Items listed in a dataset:
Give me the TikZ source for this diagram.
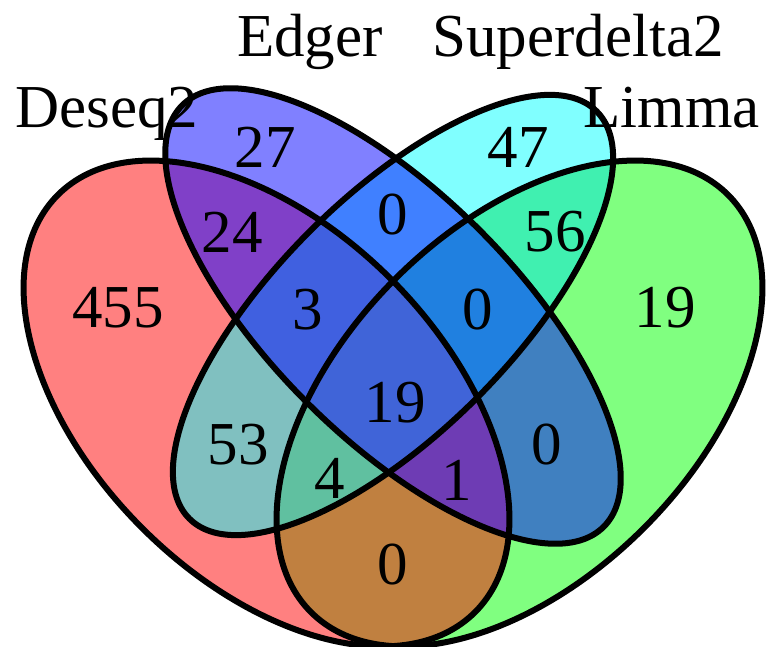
\documentclass[tikz,border=0pt]{standalone}
\usepackage{fontspec}
\setmainfont{Liberation Serif}
\definecolor{cD}{HTML}{FF8080}
\definecolor{cE}{HTML}{8080FF}
\definecolor{cS}{HTML}{80FFFF}
\definecolor{cL}{HTML}{80FF80}
\definecolor{cDE}{HTML}{8040C8}
\definecolor{cDS}{HTML}{80C0C0}
\definecolor{cDL}{HTML}{C08040}
\definecolor{cES}{HTML}{4080FF}
\definecolor{cEL}{HTML}{4080C0}
\definecolor{cSL}{HTML}{40F0B0}
\definecolor{cDES}{HTML}{4060E0}
\definecolor{cDEL}{HTML}{6E3CB4}
\definecolor{cDSL}{HTML}{60C0A0}
\definecolor{cESL}{HTML}{2080E0}
\definecolor{cDESL}{HTML}{4064D8}
\tikzset{
  sD/.style={shift={(266.5,243.5)},rotate=-45},
  sE/.style={shift={(393,331)},rotate=-45},
  sS/.style={shift={(393,332)},rotate=45},
  sL/.style={shift={(519.5,243.5)},rotate=45},
  lab/.style={inner sep=0pt, font=\fontsize{61}{61}\selectfont},
  num/.style={inner sep=0pt, font=\fontsize{61}{61}\selectfont},
  outline/.style={draw=black, line width=6pt}
}
\newcommand\vclipD{\clip[sD] (0,0) ellipse [x radius=295, y radius=176];}
\newcommand\vclipE{\clip[sE] (0,0) ellipse [x radius=298, y radius=122];}
\newcommand\vclipS{\clip[sS] (0,0) ellipse [x radius=288, y radius=118];}
\newcommand\vclipL{\clip[sL] (0,0) ellipse [x radius=295, y radius=176];}
\newcommand\vreg[2]{\begin{scope}#1\fill[#2] (0,0) rectangle (772,647);\end{scope}}
\begin{document}
\begin{tikzpicture}[x=1pt,y=1pt]
\useasboundingbox (0,0) rectangle (772,647);
% singles
\vreg{\vclipD}{cD}
\vreg{\vclipE}{cE}
\vreg{\vclipS}{cS}
\vreg{\vclipL}{cL}
% pairs
\vreg{\vclipD\vclipE}{cDE}
\vreg{\vclipD\vclipS}{cDS}
\vreg{\vclipD\vclipL}{cDL}
\vreg{\vclipE\vclipS}{cES}
\vreg{\vclipE\vclipL}{cEL}
\vreg{\vclipS\vclipL}{cSL}
% triples
\vreg{\vclipD\vclipE\vclipS}{cDES}
\vreg{\vclipD\vclipE\vclipL}{cDEL}
\vreg{\vclipD\vclipS\vclipL}{cDSL}
\vreg{\vclipE\vclipS\vclipL}{cESL}
% all
\vreg{\vclipD\vclipE\vclipS\vclipL}{cDESL}
% outlines
\draw[outline, sD] (0,0) ellipse [x radius=295, y radius=176];
\draw[outline, sE] (0,0) ellipse [x radius=298, y radius=122];
\draw[outline, sS] (0,0) ellipse [x radius=288, y radius=118];
\draw[outline, sL] (0,0) ellipse [x radius=295, y radius=176];
% set labels
\node[lab, anchor=base west] (tE) at (237,590) {Edger};
\node[lab, anchor=base west] (tS) at (432,590) {Superdelta2};
\node[lab, anchor=base west] (tD) at (15,519) {Deseq2};
\node[lab, anchor=base east] (tL) at (760,519) {Limma};
% counts
\node[num] (n27) at (265,500) {27};
\node[num] (n47) at (518,500) {47};
\node[num] (nES) at (393,432) {0};
\node[num] (n24) at (232,415) {24};
\node[num] (n56) at (555,415) {56};
\node[num] (n455) at (118,339) {455};
\node[num] (n3) at (308,337) {3};
\node[num] (nESL) at (478,337) {0};
\node[num] (n19L) at (665,339) {19};
\node[num] (n19) at (395,244) {19};
\node[num] (n53) at (238,202) {53};
\node[num] (nEL) at (547,202) {0};
\node[num] (n4) at (330,169) {4};
\node[num] (n1) at (457,167) {1};
\node[num] (nDL) at (393,82) {0};
\end{tikzpicture}
\end{document}
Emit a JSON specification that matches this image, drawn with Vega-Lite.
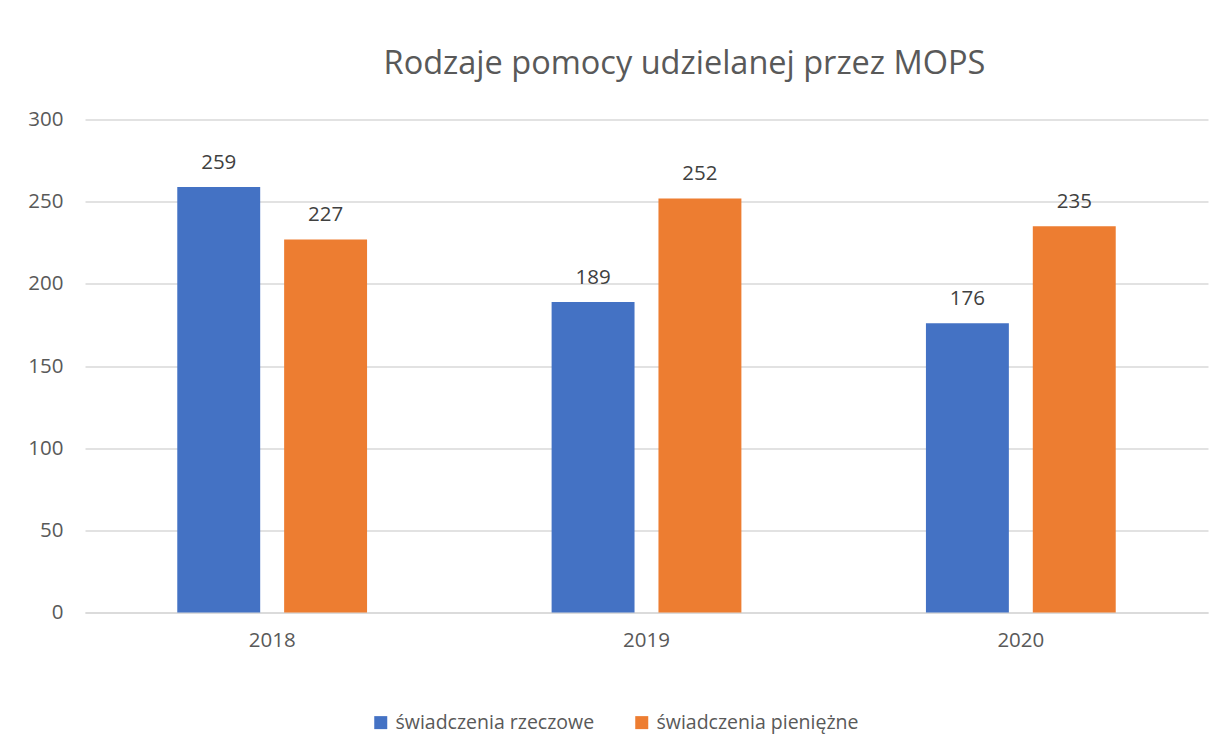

◆ Written exercise: Return every line in the listing that contains the word "this".

◆ Output of the task:
Give me the TikZ source for this diagram.
Emit a JSON specification that matches this image, drawn with Vega-Lite.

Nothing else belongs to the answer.